Titled "COP28 UAE declaration on sustainable agriculture, resilient food systems and climate action", it acknowledges both the threat the world's food systems are under, and the role food production methods must play in reducing emissions.

It makes five broad commitments, among them an intent to scale up adaptation and resilience work to protect vulnerable food producers - from farmers to "fisherfolk" - facing risks caused by climate change.

The signatories also agreed to increase efforts to support vulnerable people, through social protection systems and safety nets like school meals and targeted research and innovation, and to work towards better water management within agriculture and other food systems.

They committed to conserve, protect and restore land and natural ecosystems, enhance soil health and biodiversity, as well as "shifting from higher greenhouse gas-emitting practices to more sustainable production and consumption approaches, including by reducing food loss and waste and promoting sustainable aquatic blue foods".

In order to achieve these goals, the signatories agreed to integrate agriculture and food systems into national adaptation plans and biodiversity strategies before the convening of COP30, which is set to take place in Brazil in 2025.

They would also "revisit or orient policies and public support related to agriculture and food systems", scale-up or improve access to funding from all corners to adapt and transform agriculture and food systems, and accelerate scientific innovation in this area.

The declaration reads: "With seven years remaining to achieve our shared goals, we intend to strengthen collaboration among our respective ministries - including agriculture, climate, energy, environment, finance, and health - and with diverse stakeholders to achieve the objectives and efforts articulated in this declaration, and as appropriate within our national contexts."

In a statement, UAE climate change and environment minister, and COP28 food systems lead, Mariam Almheiri said there was no path to achieving the Paris Agreement goals without addressing food systems and agriculture.

"Countries must put food systems and agriculture at the heart of their climate ambitions, addressing both global emissions and protecting the lives and livelihoods of farmers living on the front line of climate change."

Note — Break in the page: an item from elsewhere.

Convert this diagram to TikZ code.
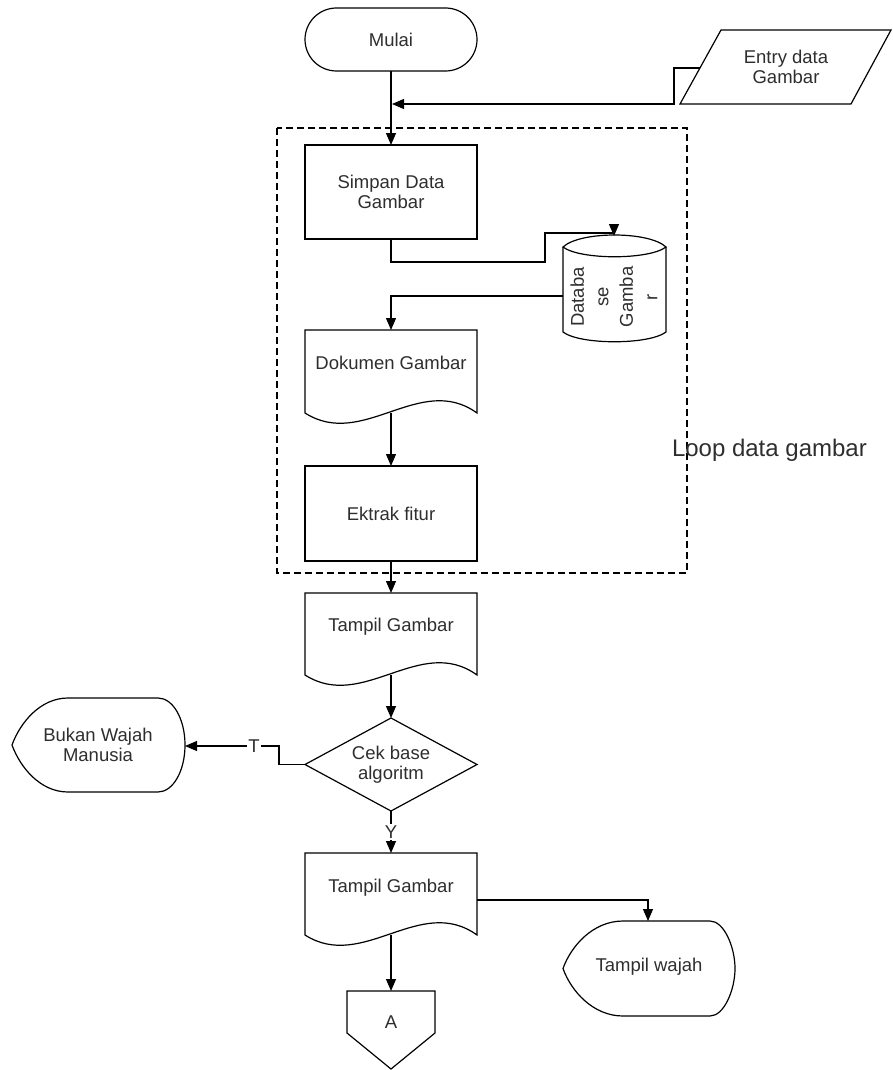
\documentclass[tikz,border=0pt]{standalone}
\usepackage{fontspec}
\setmainfont{Liberation Sans}
\usetikzlibrary{arrows.meta,calc,shapes.geometric}

% outline of a document symbol (wavy bottom) around an empty frame node
\newcommand\docoutline[1]{%
  \draw[ln] (#1.south west) -- (#1.north west) -- (#1.north east) -- (#1.south east)
    .. controls ($(#1.south east)+(-57,-41)$) and ($(#1.south west)+(58,37)$) .. (#1.south west) -- cycle;}

\begin{document}
\begin{tikzpicture}[x=1pt,y=-1pt,
  every node/.style={font=\fontsize{18.5}{20.5}\selectfont, text=black!82, inner sep=0pt, outer sep=0pt},
  ln/.style={line width=1.2pt, draw=black},
  arr/.style={ln, -{Triangle[length=12pt,width=10pt]}},
  frame/.style={draw=none, rectangle, minimum width=172pt},
  box/.style={ln, rectangle, minimum width=172pt, align=center},
  lbl/.style={fill=white, inner sep=1.5pt},
]
\useasboundingbox (0,0) rectangle (892,1070);

% start terminal
\node[box, rounded corners=31.5pt, minimum height=63pt] (mulai) at (391,39.5) {Mulai};

% input parallelogram
\draw[ln] (721,30) -- (891,30) -- (851,104) -- (680,104) -- cycle;
\node[align=center] (entry) at (786,67) {Entry data\\Gambar};
\coordinate (entryin) at (700,68);
\coordinate (join) at (392,104);

% loop region
\draw[ln, dash pattern=on 7pt off 4pt] (277,128) rectangle (687,573);
\node[anchor=base west, font=\fontsize{24}{28}\selectfont] (loop) at (672,456) {Loop data gambar};

\node[box, minimum height=94pt] (simpan) at (391,192) {Simpan Data\\Gambar};

% database cylinder
\draw[ln] (563,247) .. controls (580,231) and (649,231) .. (666,247)
          .. controls (649,260) and (580,260) .. (563,247) -- cycle;
\draw[ln] (563,247) -- (563,332) .. controls (580,345) and (649,345) .. (666,332) -- (666,247);
\node[rotate=90, align=center, font=\fontsize{18.5}{24.5}\selectfont] (dbtext) at (614,297) {Databa\\se\\Gamba\\r};
\coordinate (dbtop) at (614,236);
\coordinate (dbside) at (563,296);

% document: Dokumen Gambar
\node[frame, minimum height=83pt] (dok) at (391,371.5) {};
\docoutline{dok}
\node (doktext) at (391,363) {Dokumen Gambar};

\node[box, minimum height=95pt] (ektrak) at (391,513.5) {Ektrak fitur};

% document: first Tampil Gambar
\node[frame, minimum height=82pt] (tg1) at (391,634) {};
\docoutline{tg1}
\node (tg1text) at (391,627) {Tampil Gambar};

% decision
\node[ln, draw, diamond, minimum width=172pt, minimum height=93pt, aspect=1.85, align=center] (cek) at (391,764.5) {Cek base\\algoritm};

% display: Bukan Wajah Manusia
\draw[ln] (12,745) .. controls (20,723) and (40,698) .. (68,698) -- (158,698)
  .. controls (173,698) and (185,719) .. (185,745)
  .. controls (185,771) and (173,792) .. (158,792) -- (68,792)
  .. controls (40,792) and (20,767) .. (12,745) -- cycle;
\node[align=center] (bukan) at (98,745) {Bukan Wajah\\Manusia};
\coordinate (bukanR) at (185,746);

% document: second Tampil Gambar
\node[frame, minimum height=82pt] (tg2) at (391,894) {};
\docoutline{tg2}
\node (tg2text) at (391,888) {Tampil Gambar};
\coordinate (tg2r) at (477,900);

% display: Tampil wajah
\draw[ln] (563,968.5) .. controls (571,946) and (593,921) .. (623,921) -- (710,921)
  .. controls (724,921) and (735,947) .. (735,968.5)
  .. controls (735,990) and (724,1016) .. (710,1016) -- (623,1016)
  .. controls (593,1016) and (571,991) .. (563,968.5) -- cycle;
\node (wajah) at (649,967) {Tampil wajah};
\coordinate (wajahtop) at (648,921);

% off-page connector A
\draw[ln] (347,991) -- (435,991) -- (435,1033) -- (391,1069) -- (347,1033) -- cycle;
\node (atext) at (391,1022) {A};
\coordinate (atop) at (391,991);

% connectors
\draw[arr] (mulai.south) -- (simpan.north);
\draw[arr] (entryin) -- (674,68) |- (join);
\draw[arr] (simpan.south) |- (545,262) |- (614,233) -- (dbtop);
\draw[arr] (dbside) -| (dok.north);
\draw[arr] (dok.south) -- (ektrak.north);
\draw[arr] (ektrak.south) -- (tg1.north);
\draw[arr] (tg1.south) -- (cek.north);
\draw[arr] (cek.west) -- (279,764.5) |- (bukanR);
\node[lbl] (tlabel) at (254,746) {T};
\draw[arr] (cek.south) -- (tg2.north);
\node[lbl] (ylabel) at (391,832) {Y};
\draw[arr] (tg2r) -| (wajahtop);
\draw[arr] (tg2.south) -- (atop);
\end{tikzpicture}
\end{document}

The 134 signatory countries to the declaration are home to more than 5.7 billion people and almost 500 million farmers, produce 70 percent of the food we eat, and are responsible for 76 percent of all emissions from global food systems (and 25 percent of total emissions globally).

'This government will have to do a u-turn'

Greenpeace NZ said New Zealand needed to do more than sign a symbolic document if it wanted to create a sustainable food system.

Greenpeace New Zealand programme director Niamh O'Flynn said the declaration was only a start.

"Symbolic declarations at COP are a good start, but what we know after these many years of COP is that what really needs to happen is actual climate action, and that means policies on the ground that do limit our climate pollution.

She said the new government would have to review its environmental policies if it wanted real results for a more sustainable food system.

"What we know about this government is that they are dead set on rolling back environmental regulations, especially on agriculture.

"So, if we are to live up to what we say we are going to do globally on climate change, this government will have to do a u-turn."

O'Flynn said New Zealand needed to urgently transition to a more organic farming system.

"The country needs a swift transition to regenerative, organic and more plant-based farming, and to do that we need to commit to saving up synthetic nitrogen fertiliser, and halving the number of dairy cows that we have in this country.

"But [it] does mean that our government is going to have to introduce policies that bring us in line with global commitments."